▸ Work to complete: Print the listing below from its opening line through the line holding "21, 28, 31.5, 28, 21, 13, 6, 2, 0, 0]", both ends included.

▸ Given information:

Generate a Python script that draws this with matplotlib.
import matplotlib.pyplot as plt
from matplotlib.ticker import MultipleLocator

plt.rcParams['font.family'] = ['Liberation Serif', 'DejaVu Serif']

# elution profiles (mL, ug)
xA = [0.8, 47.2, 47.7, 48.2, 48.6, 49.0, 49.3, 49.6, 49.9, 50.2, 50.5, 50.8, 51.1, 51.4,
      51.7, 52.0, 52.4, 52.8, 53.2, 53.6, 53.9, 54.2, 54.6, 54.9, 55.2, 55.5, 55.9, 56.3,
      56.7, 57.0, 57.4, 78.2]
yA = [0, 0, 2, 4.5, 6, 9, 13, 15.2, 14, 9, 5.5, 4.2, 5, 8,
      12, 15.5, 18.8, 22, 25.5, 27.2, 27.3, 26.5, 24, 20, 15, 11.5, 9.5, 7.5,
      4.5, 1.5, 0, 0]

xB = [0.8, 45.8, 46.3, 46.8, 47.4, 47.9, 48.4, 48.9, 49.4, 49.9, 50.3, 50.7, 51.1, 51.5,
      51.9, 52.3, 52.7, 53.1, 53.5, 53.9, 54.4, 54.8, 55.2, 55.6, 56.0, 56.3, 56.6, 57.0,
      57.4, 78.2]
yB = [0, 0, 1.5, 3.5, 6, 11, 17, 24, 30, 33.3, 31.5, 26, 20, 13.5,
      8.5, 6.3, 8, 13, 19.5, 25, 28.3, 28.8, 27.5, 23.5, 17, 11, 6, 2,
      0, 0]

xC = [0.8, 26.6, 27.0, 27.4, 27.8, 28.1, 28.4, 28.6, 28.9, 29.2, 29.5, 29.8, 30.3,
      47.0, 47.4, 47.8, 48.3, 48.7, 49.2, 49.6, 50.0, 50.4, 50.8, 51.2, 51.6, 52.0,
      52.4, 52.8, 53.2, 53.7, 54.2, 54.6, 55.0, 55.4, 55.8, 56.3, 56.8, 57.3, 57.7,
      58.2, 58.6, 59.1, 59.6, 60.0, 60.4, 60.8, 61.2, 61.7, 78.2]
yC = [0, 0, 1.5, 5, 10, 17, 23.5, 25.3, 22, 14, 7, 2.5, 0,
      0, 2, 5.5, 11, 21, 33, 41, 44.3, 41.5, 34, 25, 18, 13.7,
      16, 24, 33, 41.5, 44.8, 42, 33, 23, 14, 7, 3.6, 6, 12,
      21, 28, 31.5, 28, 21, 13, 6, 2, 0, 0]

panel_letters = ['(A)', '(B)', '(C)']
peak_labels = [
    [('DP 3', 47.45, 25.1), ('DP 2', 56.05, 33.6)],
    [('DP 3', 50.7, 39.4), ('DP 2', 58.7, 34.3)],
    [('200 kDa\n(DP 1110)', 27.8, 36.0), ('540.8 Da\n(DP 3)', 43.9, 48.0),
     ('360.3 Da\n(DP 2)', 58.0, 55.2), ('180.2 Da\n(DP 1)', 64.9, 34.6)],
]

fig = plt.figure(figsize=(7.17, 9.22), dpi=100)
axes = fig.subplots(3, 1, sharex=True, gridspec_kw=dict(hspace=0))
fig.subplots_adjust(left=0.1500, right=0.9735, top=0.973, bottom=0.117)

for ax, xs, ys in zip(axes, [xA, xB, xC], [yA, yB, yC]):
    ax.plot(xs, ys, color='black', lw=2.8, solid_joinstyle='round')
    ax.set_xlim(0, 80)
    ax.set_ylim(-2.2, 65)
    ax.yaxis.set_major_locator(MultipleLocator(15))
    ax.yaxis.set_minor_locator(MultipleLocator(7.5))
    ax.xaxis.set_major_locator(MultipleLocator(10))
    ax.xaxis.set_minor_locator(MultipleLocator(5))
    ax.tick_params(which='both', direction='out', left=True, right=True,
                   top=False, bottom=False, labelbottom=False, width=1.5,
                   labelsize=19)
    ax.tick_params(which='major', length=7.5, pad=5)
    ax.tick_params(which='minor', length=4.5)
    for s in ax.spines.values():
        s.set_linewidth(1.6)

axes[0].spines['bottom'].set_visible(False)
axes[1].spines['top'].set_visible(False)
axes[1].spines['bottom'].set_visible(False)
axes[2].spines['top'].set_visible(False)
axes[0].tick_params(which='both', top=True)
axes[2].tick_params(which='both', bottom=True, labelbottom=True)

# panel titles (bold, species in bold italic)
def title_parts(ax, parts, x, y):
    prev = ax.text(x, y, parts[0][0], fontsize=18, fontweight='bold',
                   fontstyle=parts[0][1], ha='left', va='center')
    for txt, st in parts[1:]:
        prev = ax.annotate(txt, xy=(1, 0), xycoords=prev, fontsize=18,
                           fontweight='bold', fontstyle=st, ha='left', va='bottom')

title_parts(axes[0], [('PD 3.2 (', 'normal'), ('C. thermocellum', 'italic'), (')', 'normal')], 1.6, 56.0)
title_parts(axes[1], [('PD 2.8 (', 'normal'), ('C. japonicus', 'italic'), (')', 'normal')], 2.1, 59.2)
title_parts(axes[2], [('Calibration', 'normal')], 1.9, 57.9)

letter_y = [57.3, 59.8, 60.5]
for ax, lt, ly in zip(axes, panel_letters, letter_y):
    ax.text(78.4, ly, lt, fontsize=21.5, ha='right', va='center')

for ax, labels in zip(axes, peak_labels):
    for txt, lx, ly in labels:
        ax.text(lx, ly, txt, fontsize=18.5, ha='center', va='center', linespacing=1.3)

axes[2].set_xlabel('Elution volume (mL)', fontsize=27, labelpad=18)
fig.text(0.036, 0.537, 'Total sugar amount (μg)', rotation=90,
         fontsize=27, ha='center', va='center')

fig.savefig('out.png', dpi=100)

▸ Result for this task:
Generate a Python script that draws this with matplotlib.
import matplotlib.pyplot as plt
from matplotlib.ticker import MultipleLocator

plt.rcParams['font.family'] = ['Liberation Serif', 'DejaVu Serif']

# elution profiles (mL, ug)
xA = [0.8, 47.2, 47.7, 48.2, 48.6, 49.0, 49.3, 49.6, 49.9, 50.2, 50.5, 50.8, 51.1, 51.4,
      51.7, 52.0, 52.4, 52.8, 53.2, 53.6, 53.9, 54.2, 54.6, 54.9, 55.2, 55.5, 55.9, 56.3,
      56.7, 57.0, 57.4, 78.2]
yA = [0, 0, 2, 4.5, 6, 9, 13, 15.2, 14, 9, 5.5, 4.2, 5, 8,
      12, 15.5, 18.8, 22, 25.5, 27.2, 27.3, 26.5, 24, 20, 15, 11.5, 9.5, 7.5,
      4.5, 1.5, 0, 0]

xB = [0.8, 45.8, 46.3, 46.8, 47.4, 47.9, 48.4, 48.9, 49.4, 49.9, 50.3, 50.7, 51.1, 51.5,
      51.9, 52.3, 52.7, 53.1, 53.5, 53.9, 54.4, 54.8, 55.2, 55.6, 56.0, 56.3, 56.6, 57.0,
      57.4, 78.2]
yB = [0, 0, 1.5, 3.5, 6, 11, 17, 24, 30, 33.3, 31.5, 26, 20, 13.5,
      8.5, 6.3, 8, 13, 19.5, 25, 28.3, 28.8, 27.5, 23.5, 17, 11, 6, 2,
      0, 0]

xC = [0.8, 26.6, 27.0, 27.4, 27.8, 28.1, 28.4, 28.6, 28.9, 29.2, 29.5, 29.8, 30.3,
      47.0, 47.4, 47.8, 48.3, 48.7, 49.2, 49.6, 50.0, 50.4, 50.8, 51.2, 51.6, 52.0,
      52.4, 52.8, 53.2, 53.7, 54.2, 54.6, 55.0, 55.4, 55.8, 56.3, 56.8, 57.3, 57.7,
      58.2, 58.6, 59.1, 59.6, 60.0, 60.4, 60.8, 61.2, 61.7, 78.2]
yC = [0, 0, 1.5, 5, 10, 17, 23.5, 25.3, 22, 14, 7, 2.5, 0,
      0, 2, 5.5, 11, 21, 33, 41, 44.3, 41.5, 34, 25, 18, 13.7,
      16, 24, 33, 41.5, 44.8, 42, 33, 23, 14, 7, 3.6, 6, 12,
      21, 28, 31.5, 28, 21, 13, 6, 2, 0, 0]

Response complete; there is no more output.